Role of surface chemistry in determining the heteroepitaxial growth of Ir films on a-plane α-Al2O3 single crystals

Abstract

Heteroepitaxy has increased in importance as the development of the semiconductor industry has advanced and a number of heteroepitaxial devices have been developed. In this study, Ir films of (001) or (111) preferred orientation were deposited onto a-plane α-Al2O3 surfaces pretreated via annealing in air and/or Ar+ ion etching. Ir (001) films were epitaxially grown on α-Al2O3 substrates with an in-plane orientation relationship of Ir (001)[110]//α-Al2O3 (112¯0)[0001]. In contrast, (111) films were non-epitaxial with the out-of-plane orientation relationship of Ir (111)// α-Al2O3 (112¯0).
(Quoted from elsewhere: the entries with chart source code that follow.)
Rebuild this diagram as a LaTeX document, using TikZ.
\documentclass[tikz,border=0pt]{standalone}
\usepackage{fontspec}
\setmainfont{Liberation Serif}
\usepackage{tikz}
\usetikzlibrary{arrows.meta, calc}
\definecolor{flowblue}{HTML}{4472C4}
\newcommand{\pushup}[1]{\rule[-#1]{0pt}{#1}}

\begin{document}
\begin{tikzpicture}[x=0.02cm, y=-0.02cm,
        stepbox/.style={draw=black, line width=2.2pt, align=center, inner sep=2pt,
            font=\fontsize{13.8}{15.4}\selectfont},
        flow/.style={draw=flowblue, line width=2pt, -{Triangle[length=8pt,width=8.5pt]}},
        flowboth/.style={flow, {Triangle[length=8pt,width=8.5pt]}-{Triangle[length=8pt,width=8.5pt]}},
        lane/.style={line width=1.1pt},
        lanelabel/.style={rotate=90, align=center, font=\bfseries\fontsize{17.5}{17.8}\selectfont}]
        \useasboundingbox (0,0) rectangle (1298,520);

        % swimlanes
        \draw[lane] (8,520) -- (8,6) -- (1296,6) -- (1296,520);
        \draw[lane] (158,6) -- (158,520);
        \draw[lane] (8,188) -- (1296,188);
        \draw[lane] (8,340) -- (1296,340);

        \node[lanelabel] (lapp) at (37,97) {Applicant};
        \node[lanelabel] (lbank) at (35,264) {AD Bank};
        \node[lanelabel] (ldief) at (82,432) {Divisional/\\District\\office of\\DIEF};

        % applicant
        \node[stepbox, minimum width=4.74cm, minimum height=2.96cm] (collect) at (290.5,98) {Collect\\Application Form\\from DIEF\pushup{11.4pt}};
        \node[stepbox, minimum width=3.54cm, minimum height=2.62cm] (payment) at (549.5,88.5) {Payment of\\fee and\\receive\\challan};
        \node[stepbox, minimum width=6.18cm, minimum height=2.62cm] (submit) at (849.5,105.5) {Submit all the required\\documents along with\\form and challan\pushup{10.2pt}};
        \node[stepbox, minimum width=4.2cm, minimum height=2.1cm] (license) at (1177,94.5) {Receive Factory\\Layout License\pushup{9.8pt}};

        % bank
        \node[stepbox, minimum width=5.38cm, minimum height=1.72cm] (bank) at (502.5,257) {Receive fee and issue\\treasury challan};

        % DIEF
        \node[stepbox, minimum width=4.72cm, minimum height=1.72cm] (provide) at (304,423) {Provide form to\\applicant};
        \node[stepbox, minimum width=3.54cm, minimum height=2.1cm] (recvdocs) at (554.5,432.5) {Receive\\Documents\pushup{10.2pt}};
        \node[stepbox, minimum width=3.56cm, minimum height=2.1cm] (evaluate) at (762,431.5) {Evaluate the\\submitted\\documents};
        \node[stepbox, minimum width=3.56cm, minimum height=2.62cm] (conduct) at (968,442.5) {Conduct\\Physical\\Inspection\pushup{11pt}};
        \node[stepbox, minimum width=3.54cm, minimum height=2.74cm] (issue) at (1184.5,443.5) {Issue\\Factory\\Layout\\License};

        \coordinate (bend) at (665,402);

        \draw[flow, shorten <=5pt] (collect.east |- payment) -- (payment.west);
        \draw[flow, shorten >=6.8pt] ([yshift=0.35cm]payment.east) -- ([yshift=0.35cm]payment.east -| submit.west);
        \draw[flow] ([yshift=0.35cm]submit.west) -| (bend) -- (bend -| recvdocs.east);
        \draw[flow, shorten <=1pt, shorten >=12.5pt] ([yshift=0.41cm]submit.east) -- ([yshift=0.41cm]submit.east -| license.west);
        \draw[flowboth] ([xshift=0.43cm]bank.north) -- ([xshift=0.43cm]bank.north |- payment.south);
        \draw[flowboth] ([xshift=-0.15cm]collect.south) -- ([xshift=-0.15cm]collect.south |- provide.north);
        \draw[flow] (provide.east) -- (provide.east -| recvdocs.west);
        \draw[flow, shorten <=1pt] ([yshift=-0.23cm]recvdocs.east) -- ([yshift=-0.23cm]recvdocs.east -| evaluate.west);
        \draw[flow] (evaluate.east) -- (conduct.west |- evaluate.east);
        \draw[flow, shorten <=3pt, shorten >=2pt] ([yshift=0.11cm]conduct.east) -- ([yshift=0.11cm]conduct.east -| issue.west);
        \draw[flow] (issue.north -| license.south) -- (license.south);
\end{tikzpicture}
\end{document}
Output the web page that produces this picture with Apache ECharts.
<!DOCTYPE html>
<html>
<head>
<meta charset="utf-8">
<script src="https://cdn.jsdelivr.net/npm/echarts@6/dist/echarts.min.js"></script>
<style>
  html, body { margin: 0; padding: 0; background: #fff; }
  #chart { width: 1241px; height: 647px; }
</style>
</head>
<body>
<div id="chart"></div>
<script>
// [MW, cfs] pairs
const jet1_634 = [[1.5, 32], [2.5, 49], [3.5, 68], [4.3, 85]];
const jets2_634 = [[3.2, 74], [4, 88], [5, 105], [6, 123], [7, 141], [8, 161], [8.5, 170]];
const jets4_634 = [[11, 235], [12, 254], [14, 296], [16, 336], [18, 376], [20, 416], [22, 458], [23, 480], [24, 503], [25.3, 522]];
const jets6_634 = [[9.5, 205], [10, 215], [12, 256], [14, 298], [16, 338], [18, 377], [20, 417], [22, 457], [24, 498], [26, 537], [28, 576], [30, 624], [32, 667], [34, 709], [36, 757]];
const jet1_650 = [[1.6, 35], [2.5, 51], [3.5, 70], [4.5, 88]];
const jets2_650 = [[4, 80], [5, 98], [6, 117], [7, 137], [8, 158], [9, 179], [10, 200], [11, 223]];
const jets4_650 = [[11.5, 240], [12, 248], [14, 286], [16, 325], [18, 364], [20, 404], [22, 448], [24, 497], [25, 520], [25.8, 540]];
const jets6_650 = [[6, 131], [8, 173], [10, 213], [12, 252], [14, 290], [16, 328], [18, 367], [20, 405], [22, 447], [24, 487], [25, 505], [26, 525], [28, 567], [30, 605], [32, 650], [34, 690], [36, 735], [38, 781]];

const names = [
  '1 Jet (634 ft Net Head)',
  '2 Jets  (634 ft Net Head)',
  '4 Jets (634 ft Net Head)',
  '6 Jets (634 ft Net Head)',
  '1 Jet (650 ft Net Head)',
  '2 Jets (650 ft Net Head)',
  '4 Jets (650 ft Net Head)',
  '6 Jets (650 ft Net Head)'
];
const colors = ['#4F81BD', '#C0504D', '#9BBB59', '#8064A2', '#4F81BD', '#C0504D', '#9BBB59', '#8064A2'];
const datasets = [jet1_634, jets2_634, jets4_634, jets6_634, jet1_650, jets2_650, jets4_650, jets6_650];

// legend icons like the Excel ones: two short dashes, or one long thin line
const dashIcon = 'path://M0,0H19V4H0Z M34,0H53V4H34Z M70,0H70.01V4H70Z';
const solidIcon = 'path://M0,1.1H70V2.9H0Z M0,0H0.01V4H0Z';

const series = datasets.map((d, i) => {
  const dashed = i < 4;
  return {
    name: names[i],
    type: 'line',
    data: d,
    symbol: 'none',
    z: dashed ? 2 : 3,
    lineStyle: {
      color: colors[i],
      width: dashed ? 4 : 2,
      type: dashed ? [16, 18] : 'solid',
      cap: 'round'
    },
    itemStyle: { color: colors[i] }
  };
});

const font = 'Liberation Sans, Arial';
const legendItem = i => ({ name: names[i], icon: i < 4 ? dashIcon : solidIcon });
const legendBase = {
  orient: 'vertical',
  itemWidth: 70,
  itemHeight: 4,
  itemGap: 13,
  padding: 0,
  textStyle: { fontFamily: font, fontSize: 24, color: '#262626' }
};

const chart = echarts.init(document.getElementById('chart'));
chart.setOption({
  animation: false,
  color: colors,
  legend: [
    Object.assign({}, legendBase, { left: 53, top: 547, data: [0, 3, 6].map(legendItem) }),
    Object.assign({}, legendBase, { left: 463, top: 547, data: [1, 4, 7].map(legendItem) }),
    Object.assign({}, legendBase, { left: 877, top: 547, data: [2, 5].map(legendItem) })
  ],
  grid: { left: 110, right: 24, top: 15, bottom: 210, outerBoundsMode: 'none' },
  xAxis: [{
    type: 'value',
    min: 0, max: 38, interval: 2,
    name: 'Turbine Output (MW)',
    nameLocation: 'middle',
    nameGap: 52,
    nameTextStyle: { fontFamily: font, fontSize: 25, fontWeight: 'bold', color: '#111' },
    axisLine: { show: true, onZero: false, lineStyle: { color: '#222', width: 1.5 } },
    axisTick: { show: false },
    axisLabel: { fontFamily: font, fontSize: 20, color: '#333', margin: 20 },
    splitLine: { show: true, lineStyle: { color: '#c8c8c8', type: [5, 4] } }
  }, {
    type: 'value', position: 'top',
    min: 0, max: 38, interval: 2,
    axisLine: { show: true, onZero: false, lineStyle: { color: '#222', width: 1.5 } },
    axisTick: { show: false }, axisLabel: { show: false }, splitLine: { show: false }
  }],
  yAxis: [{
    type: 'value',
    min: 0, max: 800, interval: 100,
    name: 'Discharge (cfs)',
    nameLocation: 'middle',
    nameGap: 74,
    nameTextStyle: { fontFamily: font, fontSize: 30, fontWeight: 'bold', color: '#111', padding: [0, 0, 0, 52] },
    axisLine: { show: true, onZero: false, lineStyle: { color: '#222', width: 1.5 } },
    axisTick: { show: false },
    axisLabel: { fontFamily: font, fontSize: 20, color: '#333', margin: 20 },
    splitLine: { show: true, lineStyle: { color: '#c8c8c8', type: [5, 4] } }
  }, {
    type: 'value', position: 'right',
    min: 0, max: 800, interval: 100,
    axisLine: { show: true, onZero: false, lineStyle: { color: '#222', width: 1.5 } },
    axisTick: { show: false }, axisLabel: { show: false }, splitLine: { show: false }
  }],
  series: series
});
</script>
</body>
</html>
The effects of annealing in air and Ar+ ion etching on Ir film growth were then analyzed. Annealing in air can lead to a terrace morphology and a lower Al/O atomic ratio of 1/2 than 2/3 for α-Al2O3 surfaces, and a better Ir film crystallinity due to the step-flow mechanism; however, this was not the key factor for Ir heteroepitaxy. Ar+ ion etching was regarded as an irreplaceable pretreatment procedure. The surface chemistry of α-Al2O3 substrates was characterized via X-ray photoelectron spectroscopy. Carbon adsorbate (C = O, CC, CO, etc.) on substrate surfaces was drastically reduced after etching. Interfacial structures were observed by transmission electron spectroscopy. Two different stacking sequences were observed along the out-of-plane direction of α-Al2O3 (112¯0) surface, representing the 〈111〉 and 〈001〉 crystal directions, respectively; C element enrichment was observed at the interface without etching. Finally, the interaction between Ir films and α-Al2O3 substrates, which is probably influenced by the surface chemistry, is considered to be the growth mechanism of Ir films. This study provides significant insights into the role of the surface chemistry in the epitaxial growth of films.